The popular press have taken this and unfairly labelled Monsignor intolerant of rectal horticulturalists, among other minority groups. They say his views are inconsistent with the diverse, multicultural society we live in, and that he is not fit to represent the Australian Chapter of the Greek Orthodox Church.

How untrue and outrageous are these remarks! Anyone who knows the Mons Peppas (as I have for almost 10 years now) will tell you that he is the most pious disciple of the gutte rose. No less than twice a day does he visit the Darlinghurst Grotto to make meaty ritual there.

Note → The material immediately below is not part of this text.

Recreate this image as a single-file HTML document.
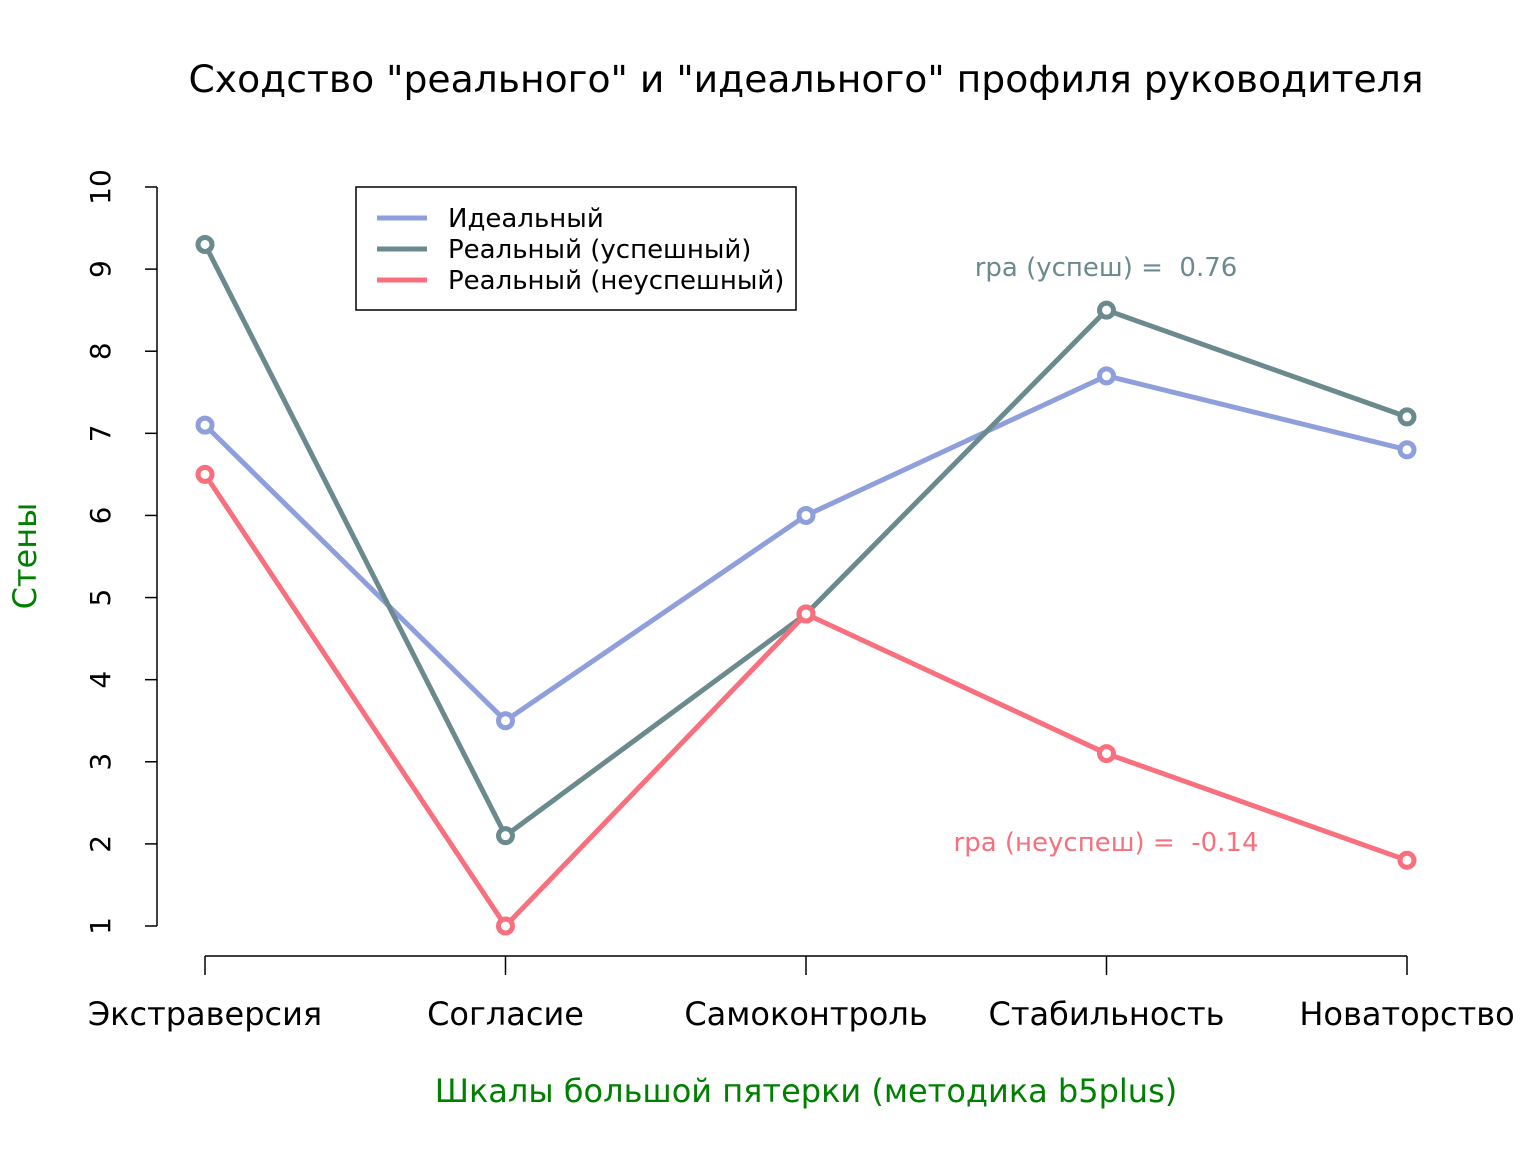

Mons, we are behind you old boy.

3 Comments:

At 9:30 PM, Anonymous Anonymous said...

I completely agree. Mons Peppas is innocent.
I love your blog.

 
At 8:33 PM, Blogger Fremder said...

Mons Peppas describes elegantly the philosophical conundrum of the hoor de ravagement. As Aleister Crowley expounded in his seminal text on arse-nubbery, Liber Al Vel Fuquetube, "scold ye not the ringworm for as you must eat so must he".

It reminds me of the tale of Gerald and Jessie in the backwoods of some awful American region. Gerald had handcuffed young Jessie to the bed and was mid-coitus when, alas, he suffered a heartache and a spas-brain. Heavy and dead he lay upon poor Jessie, his infiltrating membre slowly rigor mortising within her scutepipe.

Many long days passed and Gerald began to create an awful stink and afore long the rats and the flies made no distinction atwixt him and Jessie. How young Jessie cried and scolded said beasts. But it was not their fault. It was the fault of the young hoor.

Praise be to Peppas.

 
At 8:39 AM, Blogger Fremder said...

Ayman Mahmoud, I have borne witness to your testimony. You are a gentlemen and a scholar and a cuntmulch.

However, in gaol you can expect to experience an epiphany of the whitesnot.